Nécessairement, le criminel fut très bien renseigné… il devait savoir entre autres choses que l’enfant des Morneuse ne survivrait pas… Son forfait accompli, il n’avait qu’à attendre le décès de sa nièce. Ce fut le sien qui se produisit… tandis que Mme de Terrenoire vit encore… Tout cela ne vous explique pas pourquoi j’ai fait enlever Mile de Morneuse, continua le marquis après une courte pause… D’autant plus que j’avais été étranger à la substitution, que je ne l’ai connue que plus tard… et qu’alors la filiation officielle de Mlle de Morneuse était parfaitement établie… C’est une des femmes complices qui a fini par faire des aveux à un de mes serviteurs les plus dévoués, dont elle était parente… Cette confession a suivi la mort du comte de Graves, l’oncle de Mlle de Terrenoire… J’ai fait venir la femme, j’ai réussi à lui persuader que des révélations seraient désormais nuisibles à tout le monde… et je me suis assuré son silence par le payement d’une rente… Comme elle était cupide, l’argent contenait le remords… Tout de même, le remords la tourmentait… Elle vint me trouver, il y a quelques semaines et me déclara qu’elle était décidée à faire des révélations… soit à Mme de Terrenoire… soit à Mlle de Morneuse… Pour ce qui regardait Mme de Terrenoire, le péril n’était pas imminent : la duchesse était en Égypte atteinte d’une maladie incurable. D’après les nouvelles qui m’étaient parvenues récemment, elle arrivait au terme de son mal : il était impossible qu’elle vécût plus de trois mois. De Mlle de Morneuse, au contraire, je pouvais tout craindre. Presque à coup sûr, elle désirerait voir sa mère… et la seule apparition de cette jeune fille eût certifié à Mme de Terrenoire la véracité des révélations, Que faire ? J’hésitai pendant plusieurs jours. Si je me décidai, c’est en grande partie, parce que je me persuadai que rien d’heureux ne pouvait surgir d’une si tardive découverte, ni pour la duchesse ni pour Mlle de Morneuse. Quant au comte, il en souffrirait amèrement… En revanche, la perte d’une fortune immense privait ma famille et ma race d’une puissance incalculable… Je me déterminai donc à faire enlever Mlle de Morneuse…

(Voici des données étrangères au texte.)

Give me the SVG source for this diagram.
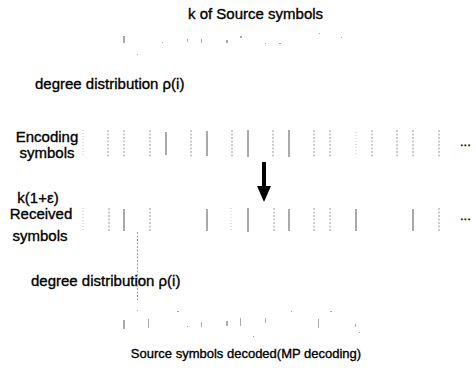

— Pourquoi pas la femme ? demanda Guillaume.

— Parce qu’elle devait avoir pris ses précautions, comme du reste elle me le laissa entendre…

— Mais, constatant la disparition de Mlle de Morneuse, ne pouvait-elle écrire à la duchesse ?

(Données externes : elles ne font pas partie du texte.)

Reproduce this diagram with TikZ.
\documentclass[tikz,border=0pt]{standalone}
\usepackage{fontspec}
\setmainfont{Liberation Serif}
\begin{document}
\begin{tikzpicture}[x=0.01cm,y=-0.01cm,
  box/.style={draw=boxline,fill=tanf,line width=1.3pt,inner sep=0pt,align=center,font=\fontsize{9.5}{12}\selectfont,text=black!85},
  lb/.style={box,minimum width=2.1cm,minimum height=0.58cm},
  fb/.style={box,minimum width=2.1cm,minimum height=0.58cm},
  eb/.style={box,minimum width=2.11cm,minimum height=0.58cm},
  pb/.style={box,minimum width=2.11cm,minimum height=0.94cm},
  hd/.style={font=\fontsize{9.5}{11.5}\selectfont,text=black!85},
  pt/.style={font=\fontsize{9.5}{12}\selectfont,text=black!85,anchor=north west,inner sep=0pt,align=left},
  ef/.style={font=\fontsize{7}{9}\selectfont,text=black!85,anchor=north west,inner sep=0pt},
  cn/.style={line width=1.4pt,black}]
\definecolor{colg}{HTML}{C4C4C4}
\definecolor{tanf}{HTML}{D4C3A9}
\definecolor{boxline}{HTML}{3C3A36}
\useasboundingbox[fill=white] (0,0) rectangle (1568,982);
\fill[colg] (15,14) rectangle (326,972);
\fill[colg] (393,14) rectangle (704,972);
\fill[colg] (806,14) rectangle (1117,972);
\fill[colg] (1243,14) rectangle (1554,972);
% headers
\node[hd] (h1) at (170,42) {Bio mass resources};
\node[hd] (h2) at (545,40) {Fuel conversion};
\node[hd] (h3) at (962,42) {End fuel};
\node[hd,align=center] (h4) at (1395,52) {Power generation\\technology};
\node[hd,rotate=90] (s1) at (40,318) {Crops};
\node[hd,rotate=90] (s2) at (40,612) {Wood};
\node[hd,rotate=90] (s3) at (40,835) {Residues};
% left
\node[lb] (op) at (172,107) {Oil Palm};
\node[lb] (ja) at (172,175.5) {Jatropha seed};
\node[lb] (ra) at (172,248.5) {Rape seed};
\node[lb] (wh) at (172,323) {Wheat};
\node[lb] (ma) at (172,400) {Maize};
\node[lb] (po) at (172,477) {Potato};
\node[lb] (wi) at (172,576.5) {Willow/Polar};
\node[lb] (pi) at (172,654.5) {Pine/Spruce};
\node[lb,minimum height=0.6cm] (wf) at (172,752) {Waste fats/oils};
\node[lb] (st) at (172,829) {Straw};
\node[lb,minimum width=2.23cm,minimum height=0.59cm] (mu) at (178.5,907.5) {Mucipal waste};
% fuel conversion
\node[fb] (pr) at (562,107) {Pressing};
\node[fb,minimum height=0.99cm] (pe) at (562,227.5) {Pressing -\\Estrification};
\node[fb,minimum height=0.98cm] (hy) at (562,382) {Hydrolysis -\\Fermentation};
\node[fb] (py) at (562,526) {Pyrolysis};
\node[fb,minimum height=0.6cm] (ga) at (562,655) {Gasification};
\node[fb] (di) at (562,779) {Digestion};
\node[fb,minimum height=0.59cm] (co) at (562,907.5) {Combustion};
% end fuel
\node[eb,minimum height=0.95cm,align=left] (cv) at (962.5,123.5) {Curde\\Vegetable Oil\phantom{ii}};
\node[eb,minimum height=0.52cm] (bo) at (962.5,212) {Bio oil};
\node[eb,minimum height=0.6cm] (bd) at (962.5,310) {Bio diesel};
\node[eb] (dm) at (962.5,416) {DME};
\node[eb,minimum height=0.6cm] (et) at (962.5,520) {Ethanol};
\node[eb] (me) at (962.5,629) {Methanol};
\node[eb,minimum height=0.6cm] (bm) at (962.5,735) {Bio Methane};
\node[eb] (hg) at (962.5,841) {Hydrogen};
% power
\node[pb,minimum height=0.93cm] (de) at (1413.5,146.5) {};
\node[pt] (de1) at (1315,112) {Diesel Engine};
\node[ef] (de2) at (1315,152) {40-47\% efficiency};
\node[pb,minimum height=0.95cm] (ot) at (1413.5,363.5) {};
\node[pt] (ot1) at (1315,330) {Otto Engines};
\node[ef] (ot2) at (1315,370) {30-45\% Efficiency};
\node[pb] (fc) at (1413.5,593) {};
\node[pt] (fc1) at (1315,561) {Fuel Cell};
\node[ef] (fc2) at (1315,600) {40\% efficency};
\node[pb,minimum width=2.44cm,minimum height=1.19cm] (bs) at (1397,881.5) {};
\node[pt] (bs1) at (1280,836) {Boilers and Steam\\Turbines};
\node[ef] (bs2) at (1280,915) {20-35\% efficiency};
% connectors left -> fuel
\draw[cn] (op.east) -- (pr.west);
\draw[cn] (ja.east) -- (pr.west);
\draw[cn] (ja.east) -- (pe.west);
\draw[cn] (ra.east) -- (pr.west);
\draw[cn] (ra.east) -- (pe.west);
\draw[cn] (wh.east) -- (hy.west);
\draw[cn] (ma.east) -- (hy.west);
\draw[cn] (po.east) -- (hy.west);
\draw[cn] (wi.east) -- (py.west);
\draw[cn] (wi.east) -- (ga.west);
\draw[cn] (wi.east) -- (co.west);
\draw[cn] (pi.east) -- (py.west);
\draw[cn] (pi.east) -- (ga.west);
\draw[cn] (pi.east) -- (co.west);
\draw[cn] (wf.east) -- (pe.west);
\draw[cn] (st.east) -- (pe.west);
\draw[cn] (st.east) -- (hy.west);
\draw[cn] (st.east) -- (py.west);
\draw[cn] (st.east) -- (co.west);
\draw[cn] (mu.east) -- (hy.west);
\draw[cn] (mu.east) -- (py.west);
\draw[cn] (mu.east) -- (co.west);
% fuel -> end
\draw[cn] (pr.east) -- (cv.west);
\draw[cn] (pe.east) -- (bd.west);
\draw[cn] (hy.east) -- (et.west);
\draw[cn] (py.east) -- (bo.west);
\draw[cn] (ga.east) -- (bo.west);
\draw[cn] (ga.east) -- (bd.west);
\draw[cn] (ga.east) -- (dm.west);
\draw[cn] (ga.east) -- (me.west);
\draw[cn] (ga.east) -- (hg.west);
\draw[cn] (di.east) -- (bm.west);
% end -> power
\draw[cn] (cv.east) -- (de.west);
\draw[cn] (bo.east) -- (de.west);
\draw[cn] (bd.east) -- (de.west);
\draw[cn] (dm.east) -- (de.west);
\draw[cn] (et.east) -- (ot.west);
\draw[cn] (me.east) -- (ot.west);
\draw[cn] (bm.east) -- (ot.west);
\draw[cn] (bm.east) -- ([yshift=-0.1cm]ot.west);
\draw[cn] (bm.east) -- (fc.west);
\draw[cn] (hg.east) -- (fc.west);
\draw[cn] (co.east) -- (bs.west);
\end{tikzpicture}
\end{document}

— Aux gens de cette sorte, les écrits apparaissent particulièrement redoutables… Bref, je donnai mes ordres… vous savez quelles en furent les suites. Je tiens à vous assurer encore qu’aucun danger réel n’a menacé la captive… Ce qui a été écrit au comte et dit à elle n’avait qu’un but d’intimidation.

Le marquis se tut et contempla longuement le vieux parc dont les chênes, les hêtres et les tilleuls vacillaient à la brise.

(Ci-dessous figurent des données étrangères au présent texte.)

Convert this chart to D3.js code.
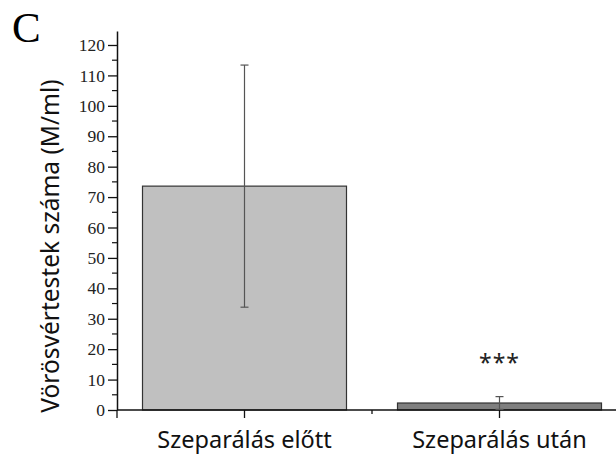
<!DOCTYPE html>
<html>
<head>
<meta charset="utf-8">
<script src="https://cdn.jsdelivr.net/npm/d3@7"></script>
<style>
  body { margin: 0; background: #fff; }
  svg { display: block; }
</style>
</head>
<body>
<div id="chart"></div>
<script>
// data
const categories = ["Szeparálás előtt", "Szeparálás után"];
const means = [73.6, 2.3];
const errors = [39.8, 2.1];
const barColors = ["#c0c0c0", "#7f7f7f"];
const significance = ["", "***"];
const yTicks = [0, 10, 20, 30, 40, 50, 60, 70, 80, 90, 100, 110, 120];

const width = 616, height = 457;
const marginLeft = 117, axisBottom = 410, axisTop = 31;

const svg = d3.select("#chart").append("svg")
    .attr("width", width)
    .attr("height", height);

const y = d3.scaleLinear()
    .domain([0, 124.6])
    .range([axisBottom, axisTop]);

const x = d3.scaleLinear()
    .domain([-0.5, 1.5])
    .range([marginLeft, 627]);

// y axis
const yAxis = svg.append("g")
    .attr("transform", `translate(${marginLeft},0)`)
    .call(d3.axisLeft(y).tickValues(yTicks).tickSize(9).tickPadding(3).tickSizeOuter(0));
yAxis.select(".domain").attr("stroke", "#111").attr("stroke-width", 1.5);
yAxis.selectAll(".tick line").attr("stroke", "#111").attr("stroke-width", 1.3);
yAxis.selectAll(".tick text")
    .attr("fill", "#222")
    .style("font-family", "'Liberation Serif', 'Times New Roman', serif")
    .style("font-size", "17.5px");

// minor ticks on y
svg.append("g")
    .selectAll("line")
    .data(d3.range(5, 125, 10))
    .enter().append("line")
    .attr("x1", marginLeft - 5)
    .attr("x2", marginLeft)
    .attr("y1", d => y(d))
    .attr("y2", d => y(d))
    .attr("stroke", "#111")
    .attr("stroke-width", 1.2);

// bars
const barW = 204;
svg.selectAll(".bar")
    .data(means)
    .enter().append("rect")
    .attr("class", "bar")
    .attr("x", (d, i) => x(i) - barW / 2)
    .attr("width", barW)
    .attr("y", d => y(d))
    .attr("height", d => y(0) - y(d))
    .attr("fill", (d, i) => barColors[i])
    .attr("stroke", "#333")
    .attr("stroke-width", 1.2);

// x axis line
svg.append("line")
    .attr("x1", marginLeft).attr("x2", width)
    .attr("y1", axisBottom).attr("y2", axisBottom)
    .attr("stroke", "#111").attr("stroke-width", 1.5);

// x ticks: major at categories, minor between
const xMajor = [-0.5, 0, 1];
svg.selectAll(".xmaj")
    .data(xMajor)
    .enter().append("line")
    .attr("x1", d => x(d)).attr("x2", d => x(d))
    .attr("y1", axisBottom).attr("y2", axisBottom + 8)
    .attr("stroke", "#111").attr("stroke-width", 1.3);
svg.append("line")
    .attr("x1", x(0.5)).attr("x2", x(0.5))
    .attr("y1", axisBottom).attr("y2", axisBottom + 4)
    .attr("stroke", "#111").attr("stroke-width", 1.3);

// error bars
const cap = 4;
const err = svg.append("g");
means.forEach((m, i) => {
    const cx = x(i);
    err.append("line")
        .attr("x1", cx).attr("x2", cx)
        .attr("y1", y(m + errors[i])).attr("y2", y(m - errors[i]))
        .attr("stroke", "#555").attr("stroke-width", 1.2);
    [m + errors[i], m - errors[i]].forEach(v => {
        err.append("line")
            .attr("x1", cx - cap).attr("x2", cx + cap)
            .attr("y1", y(v)).attr("y2", y(v))
            .attr("stroke", "#555").attr("stroke-width", 1.2);
    });
});

// significance stars
svg.selectAll(".sig")
    .data(significance)
    .enter().append("text")
    .attr("x", (d, i) => x(i))
    .attr("y", 371)
    .attr("text-anchor", "middle")
    .style("font-family", "'Noto Sans', sans-serif")
    .style("font-size", "23px")
    .style("letter-spacing", "1px")
    .attr("fill", "#222")
    .text(d => d);

// category labels
svg.selectAll(".cat")
    .data(categories)
    .enter().append("text")
    .attr("x", (d, i) => x(i))
    .attr("y", 448)
    .attr("text-anchor", "middle")
    .style("font-family", "'Noto Sans', sans-serif")
    .style("font-size", "23.5px")
    .attr("fill", "#111")
    .text(d => d);

// y label
svg.append("text")
    .attr("transform", "translate(59, 246) rotate(-90)")
    .attr("text-anchor", "middle")
    .style("font-family", "'Noto Sans', sans-serif")
    .style("font-size", "24.5px")
    .attr("fill", "#111")
    .text("Vörösvértestek száma (M/ml)");

// panel letter
svg.append("text")
    .attr("x", 12)
    .attr("y", 42)
    .style("font-family", "'Liberation Serif', 'Times New Roman', serif")
    .style("font-size", "43px")
    .attr("fill", "#000")
    .text("C");
</script>
</body>
</html>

— Cette jeune fille a vaincu ! murmura-t-il à mi-voix. C’est une créature solaire ! Je lui donnerai, dès que ce sera possible, les biens de Mme de Terrenoire… nos biens…

Il se remit à contempler les grands arbres dont les chevelures semblaient tremper dans un cumulus argentin. Son visage exprimait une lassitude infinie. :

— Peut-être ne me haïriez-vous pas, murmura-t-il ; si vous saviez ce que peut devenir, dans un homme, le rêve qui a, pendant deux mille ans, obsédé ses ancêtres…

Guillaume ne le haïssait point. Et même, son âme aventureuse, qui l’avait entrainé à travers le monde sauvage, éprouvait une sorte d’admiration pour cet homme lié aux existences ancestrales.